В ангаре быстро образовалось множество таких отдельных ульев, в которых кипела бурная деятельность. Каждый испускал свой собственный шум: радиоприемники, настроенные на Всемирную службу новостей Би-би-си, плееры с подключенными колонками, извергающие рев диско, рэпа и тяжелого рока. Повсюду стоял сильный запах дизельного топлива, бензина и выхлопных газов. Машины въезжали и выезжали непрерывно: ребята отправлялись на разведку в другие уголки лагеря, выясняя, чем можно поживиться. И, разумеется, другие ребята в их отсутствие проверяли содержимое их рюкзаков. «В кругу друзей клювом не щелкай», — гласит старый армейский закон. Закон собственности уточняет, что вещь принадлежит тому, кто ею владеет в настоящий момент. Тот, кто отсутствует слишком долго, может, вернувшись, обнаружить, что пропал его стул, — а иногда и кровать.

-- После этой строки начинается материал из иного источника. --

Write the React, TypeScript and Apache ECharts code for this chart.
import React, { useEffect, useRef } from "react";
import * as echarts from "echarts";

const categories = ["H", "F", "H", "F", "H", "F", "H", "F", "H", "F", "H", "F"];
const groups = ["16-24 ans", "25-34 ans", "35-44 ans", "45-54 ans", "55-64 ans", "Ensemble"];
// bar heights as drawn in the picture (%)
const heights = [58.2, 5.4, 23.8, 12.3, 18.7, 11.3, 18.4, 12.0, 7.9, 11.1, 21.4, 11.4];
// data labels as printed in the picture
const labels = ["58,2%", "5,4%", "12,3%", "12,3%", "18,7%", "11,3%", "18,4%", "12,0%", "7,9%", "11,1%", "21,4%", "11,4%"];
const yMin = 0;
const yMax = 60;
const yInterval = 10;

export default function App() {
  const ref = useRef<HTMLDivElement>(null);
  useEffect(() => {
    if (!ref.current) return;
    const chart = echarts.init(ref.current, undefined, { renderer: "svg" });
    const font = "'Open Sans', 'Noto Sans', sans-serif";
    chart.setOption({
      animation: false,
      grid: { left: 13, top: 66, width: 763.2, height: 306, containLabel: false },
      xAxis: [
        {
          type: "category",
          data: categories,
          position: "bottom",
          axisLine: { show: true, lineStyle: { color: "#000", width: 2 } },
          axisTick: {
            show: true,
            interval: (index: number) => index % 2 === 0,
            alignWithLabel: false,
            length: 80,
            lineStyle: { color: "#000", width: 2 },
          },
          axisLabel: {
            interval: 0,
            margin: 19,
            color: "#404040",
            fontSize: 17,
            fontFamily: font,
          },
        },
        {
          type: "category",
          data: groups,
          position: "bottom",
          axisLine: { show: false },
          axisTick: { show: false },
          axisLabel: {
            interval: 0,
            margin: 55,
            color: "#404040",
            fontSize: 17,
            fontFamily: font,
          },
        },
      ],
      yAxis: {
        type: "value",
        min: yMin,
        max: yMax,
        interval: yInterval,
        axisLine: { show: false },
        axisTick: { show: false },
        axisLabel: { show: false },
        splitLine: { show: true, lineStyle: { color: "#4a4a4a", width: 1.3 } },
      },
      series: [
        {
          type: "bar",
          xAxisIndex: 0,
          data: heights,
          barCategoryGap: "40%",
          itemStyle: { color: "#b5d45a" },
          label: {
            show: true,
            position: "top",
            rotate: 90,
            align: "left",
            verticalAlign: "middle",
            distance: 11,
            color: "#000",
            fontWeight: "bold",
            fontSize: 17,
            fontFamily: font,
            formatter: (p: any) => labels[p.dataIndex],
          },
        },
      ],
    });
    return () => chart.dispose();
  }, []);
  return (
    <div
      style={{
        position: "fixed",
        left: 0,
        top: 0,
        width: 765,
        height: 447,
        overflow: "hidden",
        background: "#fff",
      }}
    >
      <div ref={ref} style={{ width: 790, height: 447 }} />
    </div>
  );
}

Повсюду работали кипятильники. Стэн захватил с собой пачку чая с лимоном. Почувствовав запах, мы с Динджером заглянули к нему и уселись на кровать с пустыми кружками.
— Чай, ребята, — повелительным тоном произнес Динджер, протягивая свою кружку.

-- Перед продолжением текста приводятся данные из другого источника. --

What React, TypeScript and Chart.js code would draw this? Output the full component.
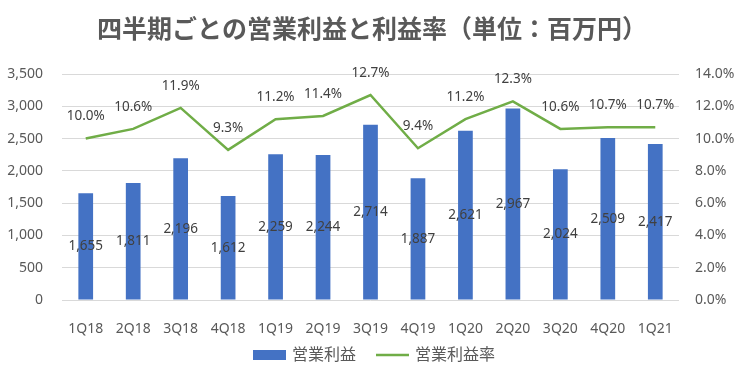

— Да, бвана,[2] — ответил Стэн.
Стэн родился в Южной Африке в семье матери-шведки и отца-шотландца. Незадолго до провозглашения независимости Родезии он перебрался туда и принял самое непосредственное участие в последовавшей за этим гражданской войне. Когда его семья наконец перебралась в Австралию, Стэн поступил в университет. Он сдал экзамены на медицинский факультет, однако его слишком тянуло к активной жизни на свежем воздухе, и он бросил университет после первого же курса. Ему захотелось переехать в Великобританию и поступить в полк; он провел целый год в Уэльсе, напряженно готовясь к вступительным зачетам. С ними у него не возникло никаких проблем.

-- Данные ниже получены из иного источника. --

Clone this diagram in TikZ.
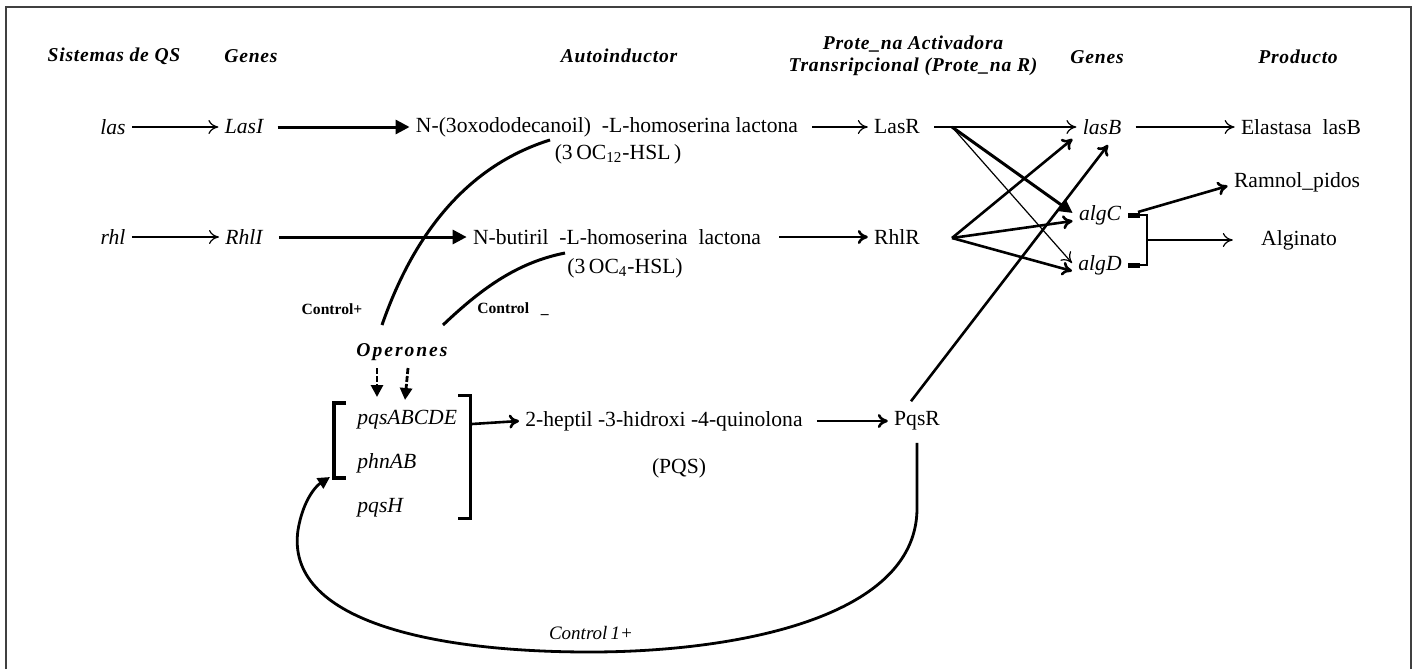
\documentclass[tikz,border=0pt]{standalone}
\usepackage{fontspec}
\setmainfont{Liberation Serif}
\usetikzlibrary{arrows.meta}
\begin{document}
\begin{tikzpicture}[x=0.5pt,y=-0.5pt,
  txt/.style={font=\fontsize{10.8}{13}\selectfont, inner sep=3pt},
  gene/.style={font=\fontsize{10.8}{13}\selectfont\itshape, inner sep=3pt},
  hdr/.style={font=\fontsize{9.8}{11}\selectfont\bfseries\itshape\addfontfeature{LetterSpace=4}, inner sep=1pt, align=center},
  ctl/.style={font=\fontsize{7.8}{9}\selectfont\bfseries, inner sep=1pt},
  thinarr/.style={-{To[length=5pt,width=7pt]}, line width=0.6pt},
  medarr/.style={-{To[length=5pt,width=7pt]}, line width=1.3pt},
  thickarr/.style={-{Triangle[length=7pt,width=7pt]}, line width=1.5pt},
  curve/.style={line width=1.5pt},
  brk/.style={line width=1.5pt}]
\useasboundingbox (0,0) rectangle (1416,669);
\draw[black!75, line width=1pt] (6,669) -- (6,7) -- (1411,7) -- (1411,669);

% headers
\node[hdr] (h1) at (114,56) {Sistemas de QS};
\node[hdr] (h2) at (251,56) {Genes};
\node[hdr] (h3) at (619,56) {Autoinductor};
\node[hdr] (h4) at (913,56) {Prote\_na Activadora\\Transripcional (Prote\_na R)};
\node[hdr] (h5) at (1097,57) {Genes};
\node[hdr] (h6) at (1298,57) {Producto};

% row 1
\node[gene] (las) at (113,127) {las};
\node[gene] (LasI) at (244,127) {LasI};
\node[txt] (ahl1) at (607,127) {N-(3oxododecanoil)\ \ -L-homoserina lactona};
\node[txt] (ahl1s) at (618,154) {(3\,OC\textsubscript{12}-HSL\,)};
\node[txt] (LasR) at (897,127) {LasR};
\node[gene] (lasB) at (1102,127) {lasB};
\node[txt] (elast) at (1301,127) {Elastasa\ \ lasB};

% row 2
\node[gene] (rhl) at (113,237) {rhl};
\node[gene] (RhlI) at (244,237) {RhlI};
\node[txt] (ahl2) at (617,237) {N-butiril\ \ -L-homoserina\ \ lactona};
\node[txt] (ahl2s) at (625,268) {(3\,OC\textsubscript{4}-HSL)};
\node[txt] (RhlR) at (897,237) {RhlR};
\node[gene] (algC) at (1100,215) {algC};
\node[gene] (algD) at (1100,265) {algD};
\node[txt] (ramn) at (1297,182) {Ramnol\_pidos};
\node[txt] (algin) at (1299,240) {Alginato};

% controls
\node[ctl] (c1) at (332,309) {Control+};
\node[ctl] (c2) at (513,309) {Control\ \ \ \_};
\node[hdr, font=\fontsize{9.8}{11}\selectfont\bfseries\itshape\addfontfeature{LetterSpace=10}] (oper) at (402,352) {Operones};

% row 3
\node[gene, anchor=west, inner sep=1pt] (pqsA) at (355,420) {pqsABCDE};
\node[gene, anchor=west, inner sep=1pt] (phn) at (355,463) {phnAB};
\node[gene, anchor=west, inner sep=1pt] (pqsH) at (355,508) {pqsH};
\node[txt] (hq) at (664,421) {2-heptil -3-hidroxi -4-quinolona};
\node[txt] (pqs) at (679,468) {(PQS)};
\node[txt] (PqsR) at (917,421) {PqsR};
\node[font=\fontsize{9.5}{11}\selectfont\itshape, inner sep=1pt] (c3) at (591,633) {Control\,1+};

% brackets
\coordinate (lb1) at (346,403); \coordinate (lb2) at (334,403);
\coordinate (lb3) at (334,478); \coordinate (lb4) at (346,478);
\draw[line width=2pt] (lb1) -- (lb2) -- (lb3) -- (lb4);
\coordinate (rb1) at (458,395); \coordinate (rb2) at (470,395);
\coordinate (rb3) at (470,518); \coordinate (rb4) at (458,518);
\draw[brk] (rb1) -- (rb2) -- (rb3) -- (rb4);
\coordinate (rbm) at (472,424);

% row 1 arrows
\draw[thinarr] (las) -- (LasI);
\draw[thickarr] (LasI.east) ++(8,0) -- (ahl1.west);
\draw[thinarr] (ahl1.east) ++(8,0) -- (LasR.west);
\draw[thinarr] (LasR.east) ++(8,0) -- (lasB.west);
\draw[thinarr] (lasB.east) ++(8,0) -- (elast.west);

% row 2 arrows
\draw[thinarr] (rhl) -- (RhlI);
\draw[thickarr] (RhlI.east) ++(10,0) -- (ahl2.west);
\draw[medarr] (ahl2.east) ++(12,0) -- (RhlR.west);

% row 3 arrows
\draw[medarr] (rbm) -- (hq.west);
\draw[medarr] (hq.east) ++(8,0) -- (PqsR.west);

% cross arrows
\coordinate (lasRo) at (952,127);
\coordinate (rhlRo) at (952,238);
\draw[thickarr] (lasRo) -- ([yshift=1pt]algC.west);
\draw[thinarr] (lasRo) -- ([yshift=1pt]algD.west);
\draw[medarr] (rhlRo) -- ([xshift=-2pt,yshift=1pt]lasB.south west);
\draw[medarr] (rhlRo) -- ([yshift=-3pt]algC.west);
\draw[medarr] (rhlRo) -- ([yshift=-3pt]algD.west);
\draw[medarr] ([xshift=-3pt,yshift=2pt]PqsR.north) -- ([xshift=3pt,yshift=-2pt]lasB.south);

% alg bracket
\coordinate (ct1) at (1128,215); \coordinate (ct2) at (1147,215);
\coordinate (dt1) at (1128,265); \coordinate (dt2) at (1147,265);
\coordinate (am) at (1147,240);
\draw[line width=2.5pt] (ct1) -- (1140,215);
\draw[line width=2.5pt] (dt1) -- (1140,265);
\draw[line width=1.2pt] (1139,215) -- (ct2) -- (dt2) -- (1139,265);
\draw[thinarr] (am) -- ([xshift=-11pt]algin.west);
\draw[medarr] (1138,212) -- ([yshift=-2pt]ramn.west);

% control curves
\draw[curve] (382,325) .. controls (415,230) and (470,165) .. (550,140);
\draw[curve] (443,325) .. controls (485,285) and (520,262) .. (565,253);
\draw[line width=1.4pt, dashed, dash pattern=on 3pt off 1pt, -{Triangle[length=6pt,width=6pt]}] (377,368) -- (377,397);
\draw[line width=1.4pt, dashed, dash pattern=on 3pt off 1pt, -{Triangle[length=6pt,width=6pt]}] (408,368) -- (405,400);

% big loop
\draw[line width=1.4pt, -{Triangle[length=6pt,width=6pt]}] (PqsR.south) ++(0,6) -- (917,510)
  .. controls (915,620) and (730,652) .. (590,652)
  .. controls (430,652) and (285,620) .. (298,530)
  .. controls (303,500) and (316,486) .. (330,477);
\end{tikzpicture}
\end{document}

Для Стэна все, имеющее отношение к физическому труду, было проще простого, — это относилось и к победам над женщинами. Шести футов трех дюймов роста, широкоплечий, красивый, — при виде его они просто падали в обморок. Джилли как-то сказала мне, что в Херефорде Стэна за глаза называют «доктором Секс», и это прозвище довольно часто можно было встретить нацарапанным на стене в общественных женских туалетах. По признанию самого Стэна, его идеалом была женщина, которая ест совсем немного, чтобы не слишком тратиться на ее содержание, и у которой есть свои машина и дом, чтобы она была независимой и не липла к мужчинам. В какую бы точку земного шара ни забрасывала Стэна судьба, женщины, увидев его, начинали пускать слюнки. В женском обществе он был обаятельным и вкрадчивым, словно неподражаемый Роджер Мор в роли Джеймса Бонда.
Помимо успехов у женщин, самой заметной и удивительной чертой Стэна был его вкус в отношении одежды: он у него начисто отсутствовал. До того как Стэн попал к нам в роту, он появлялся всюду в неизменных кримпленовой рубашке-сафари и брюках, не доходивших до щиколоток. Однажды он пришел на званый вечер в клетчатом костюме с чужого плеча и брюках-«дудочках». Стэн много помотался по свету и, судя по всему, успел обзавестись множеством подруг. Они со всего мира слали ему письма с предложением руки и сердца, но все эти письма оставались без ответа. Стэн никогда не заглядывал в свой почтовый ящик. В целом это был в высшей степени приятный и дружелюбный парень тридцати с небольшим лет, и на свете не было ничего такого, с чем Стэн не справился бы одной левой. Если бы он не попал к нам в полк, он был бы прожигателем жизни или шпионом — разумеется, в кримпленовом костюме.